Era un tema, quello di quel dramma, in cui si riconosceva: la solitudine dell’anziano. L’aveva già affrontato qualche anno prima, nel ruolo di un vecchio partigiano nello struggente Farà giorno, con la regia di Piero Maccarinelli, e in Le ultime lune di Furio Bordon (già cavallo di battaglia di Marcello Mastroianni), che portò in scena a ottant’anni anche nel teatro parrocchiale di via Redi a Milano, dove, ragazzino, aveva mosso i primi passi da attore.
Difficile ripercorrere in poche note la lunghissima carriera di Gianrico Tedeschi, segnata da una versatilità prodigiosa, da una coinvolgente carica umana, dal garbo, dalla levità e dall’umiltà, qualità che promanavano dal viso dolce e mobile, dagli occhi sempre accesi di una sapida ironia, dal fisico agile e flessuoso, e che bucavano il velo che separa la scena dallo spettatore, lo schermo televisivo e quello cinematografico.
Tedeschi è stato forse il primo attore postmoderno, con quella sua straordinaria abilità nel mescolare stili e generi, l’alto e il basso, il classico e il popolare: tragico, comico, epico, dramma naturalistico, teatro astratto e leggero, musical, operetta, farsa, varietà, cabaret, show e sceneggiati televisivi, pubblicità, pellicole d’ogni genere: non c’è aspetto nel variegato mondo della rappresentazione scenica e filmica che Tedeschi non abbia frequentato, con immutato successo di critica e di pubblico. Un attore (e ottimo doppiatore, tra gli altri ha prestato la voce a Walter Matthau nei film È ricca la sposo e l’ammazzo e Appartamento al Plaza) provvisto di capacità di canto, di ballo e di sensibilità musicale, a suo agio con i testi dei drammaturghi e commediografi greci, di Shakespeare (memorabile il suo Shylock), Ben Johnson, Goldoni, Ruzante, Molière, Gogol, Dostoevskij, Cechov, Pirandello, Brecht, Pinter, Keiser, Brancati, Primo Levi, Thomas Bernhard, Testoni (e ci fermiamo qui), che ha lavorato con tutti i mostri sacri del teatro e del cinema italiano, attori e registi (troppi per enumerarli).
Forse come pendant d’una vita così ricca ed effervescente, da qualche anno questo testimone del Novecento si era ritirato nella sua casa in pietra ricavata dall’ex canonica d’una chiesa di un minuto borgo immerso fra i boschi, nei pressi del Lago d’Orta, dove ha trascorso serenamente l’ultimo atto della sua straordinaria esistenza, immerso nell’immenso bagaglio dei ricordi accumulati in un secolo ricchissimo, in compagnia della seconda moglie, l’attrice Marianella Laszlo, conosciuta nel 1968 sulle scene delle Nuvole di Aristofane, e della sua spiritualità coltivata nel tempo.

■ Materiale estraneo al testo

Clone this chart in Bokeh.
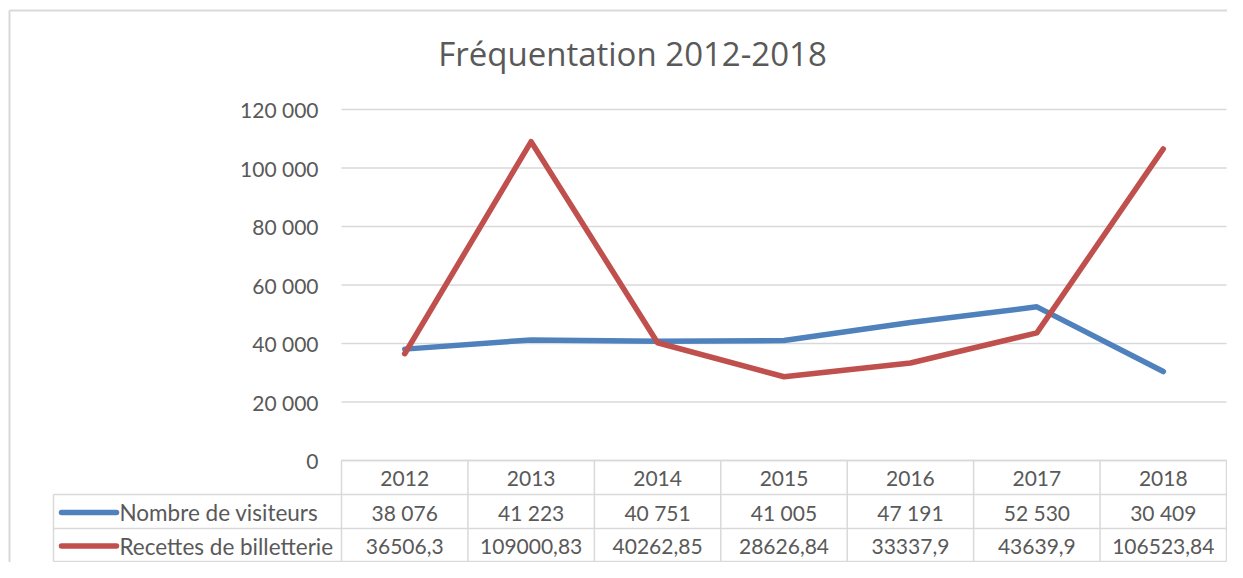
from bokeh.plotting import figure
from bokeh.models import Range1d, LinearAxis, FixedTicker, CustomJSTickFormatter
from bokeh.core.properties import value
from bokeh.embed import file_html
from bokeh.resources import INLINE

# ---- data ----
years = ["2012", "2013", "2014", "2015", "2016", "2017", "2018"]
visiteurs = [38076, 41223, 40751, 41005, 47191, 52530, 30409]
recettes = [36506.3, 109000.83, 40262.85, 28626.84, 33337.9, 43639.9, 106523.84]
series_names = ["Nombre de visiteurs", "Recettes de billetterie"]
y_ticks = [0, 20000, 40000, 60000, 80000, 100000, 120000]
title_text = "Fréquentation 2012-2018"

# ---- style ----
FONT = value("Lato")
TXT = "#595959"
GRID = "#D9D9D9"
BLUE = "#4F81BD"
RED = "#C0504D"

# ---- geometry (pixels) ----
W, H = 1227, 562
PL, PR, PT, PB = 341, 1226, 109, 460
n = len(years)
cw = (PR - PL) / n
ymax = y_ticks[-1]
k = ymax / (PB - PT)


def X(px):
    return (px - PL) / cw


def Y(py):
    return (PB - py) * k


p = figure(width=W, height=H, output_backend="svg", toolbar_location=None,
           x_range=Range1d(X(0), X(W)), y_range=Range1d(Y(H), Y(0)),
           x_axis_location=None, y_axis_location=None, min_border=0,
           outline_line_color=None, background_fill_color="white",
           border_fill_color="white")
p.xgrid.visible = False
p.ygrid.visible = False

# outer chart border (left + top visible)
p.segment(x0=[X(9), X(9)], y0=[Y(10), Y(10)], x1=[X(1300), X(9)], y1=[Y(10), Y(700)],
          line_color=GRID, line_width=2)

# title
p.text(x=[X(632)], y=[Y(53)], text=[title_text], text_font=value("Open Sans"),
       text_font_size="33px", text_color=TXT, text_align="center",
       text_baseline="alphabetic")

# y axis
yaxis = LinearAxis(ticker=FixedTicker(ticks=y_ticks), fixed_location=0)
yaxis.formatter = CustomJSTickFormatter(
    code="return Math.round(tick).toString().replace(/\\B(?=(\\d{3})+(?!\\d))/g, ' ');")
yaxis.axis_line_color = None
yaxis.major_tick_line_color = None
yaxis.minor_tick_line_color = None
yaxis.major_tick_out = 0
yaxis.major_tick_in = 0
yaxis.major_label_standoff = 23
yaxis.major_label_text_font = "Lato"
yaxis.major_label_text_font_size = "21px"
yaxis.major_label_text_color = TXT
p.add_layout(yaxis, "left")

# gridlines
p.segment(x0=[0] * len(y_ticks), x1=[n] * len(y_ticks), y0=y_ticks, y1=y_ticks,
          line_color=GRID, line_width=1.5)

# series
xs = [i + 0.5 for i in range(n)]
p.line(xs, visiteurs, line_color=BLUE, line_width=5.5, line_join="round", line_cap="round")
p.line(xs, recettes, line_color=RED, line_width=5.5, line_join="round", line_cap="round")

# ---- data table ----
rows_y = [460, 494, 528, 561]
TL = 53
hx0 = [0, X(TL), X(TL), X(TL)]
hy = [Y(r) for r in rows_y]
p.segment(x0=hx0, x1=[n] * 4, y0=hy, y1=hy, line_color=GRID, line_width=1.5)
vx = list(range(n + 1))
p.segment(x0=vx, x1=vx, y0=[Y(rows_y[0])] * len(vx), y1=[Y(rows_y[-1])] * len(vx),
          line_color=GRID, line_width=1.5)
p.segment(x0=[X(TL)], x1=[X(TL)], y0=[Y(rows_y[1])], y1=[Y(rows_y[-1])],
          line_color=GRID, line_width=1.5)

cy = [Y((rows_y[i] + rows_y[i + 1]) / 2 + 1) for i in range(3)]


def fmt_int(v):
    return f"{v:,}".replace(",", " ")


def fmt_dec(v):
    return str(v).replace(".", ",")


p.text(x=xs, y=[cy[0]] * n, text=years, text_font=FONT, text_font_size="21px",
       text_color=TXT, text_align="center", text_baseline="middle")
p.text(x=xs, y=[cy[1]] * n, text=[fmt_int(v) for v in visiteurs], text_font=FONT,
       text_font_size="21px", text_color=TXT, text_align="center", text_baseline="middle")
p.text(x=xs, y=[cy[2]] * n, text=[fmt_dec(v) for v in recettes], text_font=FONT,
       text_font_size="21px", text_color=TXT, text_align="center", text_baseline="middle")

# legend keys + row names
p.segment(x0=[X(61)] * 2, x1=[X(116)] * 2, y0=[cy[1], cy[2]], y1=[cy[1], cy[2]],
          line_color=[BLUE, RED], line_width=5.5, line_cap="round")
p.text(x=[X(119)] * 2, y=[cy[1], cy[2]], text=series_names, text_font=FONT,
       text_font_size="22.5px", text_color=TXT, text_align="left", text_baseline="middle")

open("out.html", "w").write(file_html(p, INLINE))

Il teatro gli mancava – e come potrebbe essere altrimenti? Se non il fisico, lo spirito indomito non l’ha abbandonato sino all’ultimo respiro. E lucido lo è stato fino in fondo: vedendo un tizio ossessivamente presente in tv, ha chiesto alla moglie chi fosse. Lei glielo ha spiegato, al che Gianrico ha commentato: “L’è un bel pistola”. Quel tizio era Salvini.
Ci immaginiamo che se ne sia andato, scivolando con stupore in quel tempo sospeso e straniato che avvolge le persone molto anziane, con l’immagine della casa a ringhiera col bagno esterno di via San Gregorio n. 3, “dove si studiava e si mangiava tutto nello stesso tavolo”, e dove “sono diventato un sognatore”.
Addio, Gianrico, che la terra ti sia lieve.